* Start *
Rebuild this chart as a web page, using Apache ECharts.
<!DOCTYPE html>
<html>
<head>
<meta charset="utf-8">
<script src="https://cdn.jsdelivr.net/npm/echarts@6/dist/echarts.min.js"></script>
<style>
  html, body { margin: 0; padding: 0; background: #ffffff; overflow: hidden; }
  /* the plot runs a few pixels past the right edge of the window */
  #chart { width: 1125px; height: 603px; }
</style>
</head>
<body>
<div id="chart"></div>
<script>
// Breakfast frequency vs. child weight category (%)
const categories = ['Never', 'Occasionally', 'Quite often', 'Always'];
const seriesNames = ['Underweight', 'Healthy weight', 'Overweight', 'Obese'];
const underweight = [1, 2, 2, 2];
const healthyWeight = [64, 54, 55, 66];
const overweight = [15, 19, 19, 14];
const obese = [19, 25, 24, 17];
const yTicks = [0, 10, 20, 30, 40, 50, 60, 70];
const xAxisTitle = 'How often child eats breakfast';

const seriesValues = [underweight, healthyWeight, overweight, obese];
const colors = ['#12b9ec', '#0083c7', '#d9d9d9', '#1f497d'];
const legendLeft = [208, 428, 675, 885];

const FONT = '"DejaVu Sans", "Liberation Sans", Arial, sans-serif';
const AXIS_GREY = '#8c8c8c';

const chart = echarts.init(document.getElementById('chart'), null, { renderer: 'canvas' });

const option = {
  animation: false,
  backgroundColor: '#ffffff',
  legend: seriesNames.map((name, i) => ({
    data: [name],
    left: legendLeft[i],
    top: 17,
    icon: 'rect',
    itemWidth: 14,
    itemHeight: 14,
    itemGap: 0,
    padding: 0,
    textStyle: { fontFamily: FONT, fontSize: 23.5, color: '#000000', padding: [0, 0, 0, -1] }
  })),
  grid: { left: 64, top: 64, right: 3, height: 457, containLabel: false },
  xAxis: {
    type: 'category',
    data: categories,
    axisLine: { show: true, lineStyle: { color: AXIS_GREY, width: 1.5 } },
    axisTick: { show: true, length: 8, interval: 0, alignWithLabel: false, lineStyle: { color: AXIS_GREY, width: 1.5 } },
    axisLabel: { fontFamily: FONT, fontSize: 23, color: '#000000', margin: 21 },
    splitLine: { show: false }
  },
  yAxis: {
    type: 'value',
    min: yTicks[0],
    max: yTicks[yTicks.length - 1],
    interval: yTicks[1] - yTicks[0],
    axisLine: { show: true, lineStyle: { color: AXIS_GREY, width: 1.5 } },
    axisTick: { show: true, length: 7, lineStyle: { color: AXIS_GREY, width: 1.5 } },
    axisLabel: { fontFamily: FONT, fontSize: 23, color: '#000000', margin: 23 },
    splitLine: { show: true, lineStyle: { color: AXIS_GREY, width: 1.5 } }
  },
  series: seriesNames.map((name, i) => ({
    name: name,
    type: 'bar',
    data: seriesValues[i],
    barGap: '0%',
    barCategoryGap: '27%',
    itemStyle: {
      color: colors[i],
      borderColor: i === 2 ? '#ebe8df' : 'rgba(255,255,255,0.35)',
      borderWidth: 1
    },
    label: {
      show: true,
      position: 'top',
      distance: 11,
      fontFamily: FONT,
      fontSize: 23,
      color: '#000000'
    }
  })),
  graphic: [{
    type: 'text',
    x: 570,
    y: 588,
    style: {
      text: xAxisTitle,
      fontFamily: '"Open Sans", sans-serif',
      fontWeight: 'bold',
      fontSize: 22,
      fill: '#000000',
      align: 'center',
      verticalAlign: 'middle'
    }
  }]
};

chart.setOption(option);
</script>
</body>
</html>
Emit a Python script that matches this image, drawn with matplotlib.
* End *
Given request
Please transcribe, exactly and with nothing added, the lines from the first line of the material above through the line that contains "const xAxisTitle = 'How".

Full response
Rebuild this chart as a web page, using Apache ECharts.
<!DOCTYPE html>
<html>
<head>
<meta charset="utf-8">
<script src="https://cdn.jsdelivr.net/npm/echarts@6/dist/echarts.min.js"></script>
<style>
  html, body { margin: 0; padding: 0; background: #ffffff; overflow: hidden; }
  /* the plot runs a few pixels past the right edge of the window */
  #chart { width: 1125px; height: 603px; }
</style>
</head>
<body>
<div id="chart"></div>
<script>
// Breakfast frequency vs. child weight category (%)
const categories = ['Never', 'Occasionally', 'Quite often', 'Always'];
const seriesNames = ['Underweight', 'Healthy weight', 'Overweight', 'Obese'];
const underweight = [1, 2, 2, 2];
const healthyWeight = [64, 54, 55, 66];
const overweight = [15, 19, 19, 14];
const obese = [19, 25, 24, 17];
const yTicks = [0, 10, 20, 30, 40, 50, 60, 70];
const xAxisTitle = 'How often child eats breakfast';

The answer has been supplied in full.